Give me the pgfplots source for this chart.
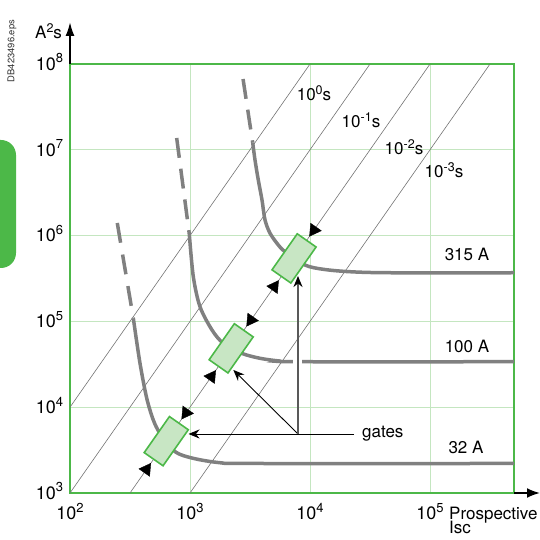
\documentclass[border=0pt]{standalone}
\usepackage{fontspec}
\setmainfont{TeX Gyre Heros}
\usepackage{pgfplots}
\pgfplotsset{compat=1.18}
\usetikzlibrary{arrows.meta}
\definecolor{fgreen}{RGB}{76,184,72}
\definecolor{gridgreen}{RGB}{196,230,192}
\definecolor{boxfill}{RGB}{200,230,196}
\definecolor{curvegray}{RGB}{128,128,128}
\definecolor{linegray}{RGB}{115,115,115}
\newcommand{\lab}{\fontsize{17bp}{20bp}\selectfont}
\newcommand{\tlab}{\fontsize{18bp}{20bp}\selectfont}
\newcommand{\sups}[1]{\raisebox{6.5bp}{\fontsize{12.5bp}{12bp}\selectfont #1}}
\newcommand{\tsups}[1]{\raisebox{7.3bp}{\fontsize{13bp}{12bp}\selectfont #1}}
\pgfdeclareplotmark{gate}{%
  \pgfpathrectangle{\pgfpoint{-22bp}{-11.5bp}}{\pgfpoint{44bp}{23bp}}%
  \pgfusepathqfillstroke}
\begin{document}
\begin{tikzpicture}
% green tab
\fill[fgreen, rounded corners=15bp] (-30bp,272bp) rectangle (16bp,400bp);
\node[rotate=90, font=\fontsize{9.4bp}{10bp}\selectfont, text=black!80] at (12bp,489bp) {DB423496.eps};
\begin{axis}[
  at={(70bp,47bp)}, anchor=south west,
  scale only axis, width=444bp, height=429bp,
  xmode=log, ymode=log,
  xmin=100, xmax=501187, ymin=1000, ymax=1e8,
  xtick={100,1000,10000,100000},
  xticklabels={10\tsups{2},10\tsups{3},10\tsups{4},10\tsups{5}},
  ytick={1000,10000,100000,1000000,10000000,100000000},
  yticklabels={10\tsups{3},10\tsups{4},10\tsups{5},10\tsups{6},10\tsups{7},10\tsups{8}},
  xminorticks=false, yminorticks=false,
  major tick length=0pt,
  grid=major,
  major grid style={gridgreen, line width=1bp},
  axis line style={fgreen, line width=2bp},
  tick label style={font=\tlab, inner sep=0pt},
  xticklabel style={anchor=base, yshift=-27bp},
  yticklabel style={anchor=base east, xshift=-6.7bp, yshift=-6.3bp},
  clip mode=individual,
]
% constant-time lines
\addplot[linegray, line width=0.6bp] coordinates {(100,1e4) (1e4,1e8)};
\addplot[linegray, line width=0.6bp] coordinates {(100,1e3) (31623,1e8)};
\addplot[linegray, line width=0.6bp] coordinates {(316.23,1e3) (1e5,1e8)};
\addplot[linegray, line width=0.6bp] coordinates {(1000,1e3) (316228,1e8)};
% 32 A
\addplot[curvegray, line width=3.5bp, dash pattern=on 20bp off 12bp] coordinates {(247.7,1.403e6) (337.0,108640)};
\addplot[curvegray, line width=3.5bp, smooth] coordinates {
(337.0,108640) (382.8,32730) (435.5,12794) (494.3,7096) (562.3,4966) (749.9,3034)
(1065.4,2535) (1778,2254) (3370,2208) (501187,2208)};
% 100 A
\addplot[curvegray, line width=3.5bp, dash pattern=on 20bp off 11bp] coordinates {(774.5,1.374e7) (986.3,1.0447e6)};
\addplot[curvegray, line width=3.5bp, smooth] coordinates {
(986.3,1.0447e6) (1065.4,331900) (1211.5,148250) (1525,79430) (1894,55590) (2698,42460)
(3831,37150) (5623,34510) (8254,33880) (501187,33880)};
% 315 A
\addplot[curvegray, line width=3.5bp, dash pattern=on 20bp off 11bp] coordinates {(2767,6.683e7) (3331,1.2106e7)};
\addplot[curvegray, line width=3.5bp, smooth] coordinates {
(3331,1.2106e7) (3481,7.603e6) (3707,4.446e6) (3981,2.600e6) (4217,1.521e6) (4645,1.064e6)
(5445,776200) (6194,648600) (9078,453900) (12910,404600) (21530,379300) (46450,369000) (501187,369000)};
% gap in 100 A curve for the vertical arrow
\addplot[white, line width=9bp] coordinates {(7943,28000) (7943,41000)};
% gate boxes
\addplot[only marks, mark=gate, mark options={rotate=55, fill=boxfill, draw=fgreen, line width=1.6bp}]
  coordinates {(633.9,4018) (2203,48530) (7362,542000)};
% arrowheads along the 10^-2 s line
\addplot[only marks, mark=triangle*, mark size=7.5bp, mark options={rotate=145, fill=black, draw=black}]
  coordinates {(926.8,8590) (3221,103750) (10765,1.159e6)};
\addplot[only marks, mark=triangle*, mark size=7.5bp, mark options={rotate=-35, fill=black, draw=black}]
  coordinates {(433.5,1879) (1507,22700) (5035,253500)};
% gates arrows
\addplot[black, line width=0.9bp, -{Stealth[length=11bp, width=9bp]}] coordinates {(23270,4875) (971.6,4875)};
\addplot[black, line width=0.9bp, -{Stealth[length=11bp, width=9bp]}] coordinates {(7943,4875) (2296,27170)};
\addplot[black!65, line width=1.6bp, -{Stealth[length=11bp, width=9bp, color=black]}] coordinates {(7943,4875) (7943,338000)};
\end{axis}
% axis arrows
\draw[black, line width=2bp, -{Latex[length=14bp, width=9bp]}] (70bp,476bp) -- (70bp,518bp);
\draw[black, line width=2bp, -{Latex[length=13bp, width=10bp]}] (514bp,47bp) -- (540bp,47bp);
% labels
\node[anchor=base west, font=\lab, inner sep=0pt] at (35bp,501bp) {A\sups{2}s};
\node[anchor=north west, align=left, font={\fontsize{17bp}{15bp}\selectfont}, inner sep=0pt] at (449bp,33bp) {Prospective\\[-3bp]Isc};
\node[anchor=base, font=\lab, inner sep=0pt] at (314bp,439bp) {10\sups{0}s};
\node[anchor=base, font=\lab, inner sep=0pt] at (361bp,412bp) {10\sups{-1}s};
\node[anchor=base, font=\lab, inner sep=0pt] at (404bp,385bp) {10\sups{-2}s};
\node[anchor=base, font=\lab, inner sep=0pt] at (444bp,362bp) {10\sups{-3}s};
\node[anchor=base, font=\lab, inner sep=0pt] at (467bp,279bp) {315 A};
\node[anchor=base, font=\lab, inner sep=0pt] at (467bp,187bp) {100 A};
\node[anchor=base, font=\lab, inner sep=0pt] at (466bp,86bp) {32 A};
\node[anchor=base west, font=\lab, inner sep=0pt] at (362bp,102bp) {gates};
\pgfresetboundingbox
\path[use as bounding box] (0bp,0bp) rectangle (540bp,540bp);
\end{tikzpicture}
\end{document}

### EXERCISE OBJECTIVE
Write out the listing word for word, omitting the pictures it holds.

### FINISHED ANSWER
Give me the pgfplots source for this chart.
\documentclass[border=0pt]{standalone}
\usepackage{fontspec}
\setmainfont{TeX Gyre Heros}
\usepackage{pgfplots}
\pgfplotsset{compat=1.18}
\usetikzlibrary{arrows.meta}
\definecolor{fgreen}{RGB}{76,184,72}
\definecolor{gridgreen}{RGB}{196,230,192}
\definecolor{boxfill}{RGB}{200,230,196}
\definecolor{curvegray}{RGB}{128,128,128}
\definecolor{linegray}{RGB}{115,115,115}
\newcommand{\lab}{\fontsize{17bp}{20bp}\selectfont}
\newcommand{\tlab}{\fontsize{18bp}{20bp}\selectfont}
\newcommand{\sups}[1]{\raisebox{6.5bp}{\fontsize{12.5bp}{12bp}\selectfont #1}}
\newcommand{\tsups}[1]{\raisebox{7.3bp}{\fontsize{13bp}{12bp}\selectfont #1}}
\pgfdeclareplotmark{gate}{%
  \pgfpathrectangle{\pgfpoint{-22bp}{-11.5bp}}{\pgfpoint{44bp}{23bp}}%
  \pgfusepathqfillstroke}
\begin{document}
\begin{tikzpicture}
% green tab
\fill[fgreen, rounded corners=15bp] (-30bp,272bp) rectangle (16bp,400bp);
\node[rotate=90, font=\fontsize{9.4bp}{10bp}\selectfont, text=black!80] at (12bp,489bp) {DB423496.eps};
\begin{axis}[
  at={(70bp,47bp)}, anchor=south west,
  scale only axis, width=444bp, height=429bp,
  xmode=log, ymode=log,
  xmin=100, xmax=501187, ymin=1000, ymax=1e8,
  xtick={100,1000,10000,100000},
  xticklabels={10\tsups{2},10\tsups{3},10\tsups{4},10\tsups{5}},
  ytick={1000,10000,100000,1000000,10000000,100000000},
  yticklabels={10\tsups{3},10\tsups{4},10\tsups{5},10\tsups{6},10\tsups{7},10\tsups{8}},
  xminorticks=false, yminorticks=false,
  major tick length=0pt,
  grid=major,
  major grid style={gridgreen, line width=1bp},
  axis line style={fgreen, line width=2bp},
  tick label style={font=\tlab, inner sep=0pt},
  xticklabel style={anchor=base, yshift=-27bp},
  yticklabel style={anchor=base east, xshift=-6.7bp, yshift=-6.3bp},
  clip mode=individual,
]
% constant-time lines
\addplot[linegray, line width=0.6bp] coordinates {(100,1e4) (1e4,1e8)};
\addplot[linegray, line width=0.6bp] coordinates {(100,1e3) (31623,1e8)};
\addplot[linegray, line width=0.6bp] coordinates {(316.23,1e3) (1e5,1e8)};
\addplot[linegray, line width=0.6bp] coordinates {(1000,1e3) (316228,1e8)};
% 32 A
\addplot[curvegray, line width=3.5bp, dash pattern=on 20bp off 12bp] coordinates {(247.7,1.403e6) (337.0,108640)};
\addplot[curvegray, line width=3.5bp, smooth] coordinates {
(337.0,108640) (382.8,32730) (435.5,12794) (494.3,7096) (562.3,4966) (749.9,3034)
(1065.4,2535) (1778,2254) (3370,2208) (501187,2208)};
% 100 A
\addplot[curvegray, line width=3.5bp, dash pattern=on 20bp off 11bp] coordinates {(774.5,1.374e7) (986.3,1.0447e6)};
\addplot[curvegray, line width=3.5bp, smooth] coordinates {
(986.3,1.0447e6) (1065.4,331900) (1211.5,148250) (1525,79430) (1894,55590) (2698,42460)
(3831,37150) (5623,34510) (8254,33880) (501187,33880)};
% 315 A
\addplot[curvegray, line width=3.5bp, dash pattern=on 20bp off 11bp] coordinates {(2767,6.683e7) (3331,1.2106e7)};
\addplot[curvegray, line width=3.5bp, smooth] coordinates {
(3331,1.2106e7) (3481,7.603e6) (3707,4.446e6) (3981,2.600e6) (4217,1.521e6) (4645,1.064e6)
(5445,776200) (6194,648600) (9078,453900) (12910,404600) (21530,379300) (46450,369000) (501187,369000)};
% gap in 100 A curve for the vertical arrow
\addplot[white, line width=9bp] coordinates {(7943,28000) (7943,41000)};
% gate boxes
\addplot[only marks, mark=gate, mark options={rotate=55, fill=boxfill, draw=fgreen, line width=1.6bp}]
  coordinates {(633.9,4018) (2203,48530) (7362,542000)};
% arrowheads along the 10^-2 s line
\addplot[only marks, mark=triangle*, mark size=7.5bp, mark options={rotate=145, fill=black, draw=black}]
  coordinates {(926.8,8590) (3221,103750) (10765,1.159e6)};
\addplot[only marks, mark=triangle*, mark size=7.5bp, mark options={rotate=-35, fill=black, draw=black}]
  coordinates {(433.5,1879) (1507,22700) (5035,253500)};
% gates arrows
\addplot[black, line width=0.9bp, -{Stealth[length=11bp, width=9bp]}] coordinates {(23270,4875) (971.6,4875)};
\addplot[black, line width=0.9bp, -{Stealth[length=11bp, width=9bp]}] coordinates {(7943,4875) (2296,27170)};
\addplot[black!65, line width=1.6bp, -{Stealth[length=11bp, width=9bp, color=black]}] coordinates {(7943,4875) (7943,338000)};
\end{axis}
% axis arrows
\draw[black, line width=2bp, -{Latex[length=14bp, width=9bp]}] (70bp,476bp) -- (70bp,518bp);
\draw[black, line width=2bp, -{Latex[length=13bp, width=10bp]}] (514bp,47bp) -- (540bp,47bp);
% labels
\node[anchor=base west, font=\lab, inner sep=0pt] at (35bp,501bp) {A\sups{2}s};
\node[anchor=north west, align=left, font={\fontsize{17bp}{15bp}\selectfont}, inner sep=0pt] at (449bp,33bp) {Prospective\\[-3bp]Isc};
\node[anchor=base, font=\lab, inner sep=0pt] at (314bp,439bp) {10\sups{0}s};
\node[anchor=base, font=\lab, inner sep=0pt] at (361bp,412bp) {10\sups{-1}s};
\node[anchor=base, font=\lab, inner sep=0pt] at (404bp,385bp) {10\sups{-2}s};
\node[anchor=base, font=\lab, inner sep=0pt] at (444bp,362bp) {10\sups{-3}s};
\node[anchor=base, font=\lab, inner sep=0pt] at (467bp,279bp) {315 A};
\node[anchor=base, font=\lab, inner sep=0pt] at (467bp,187bp) {100 A};
\node[anchor=base, font=\lab, inner sep=0pt] at (466bp,86bp) {32 A};
\node[anchor=base west, font=\lab, inner sep=0pt] at (362bp,102bp) {gates};
\pgfresetboundingbox
\path[use as bounding box] (0bp,0bp) rectangle (540bp,540bp);
\end{tikzpicture}
\end{document}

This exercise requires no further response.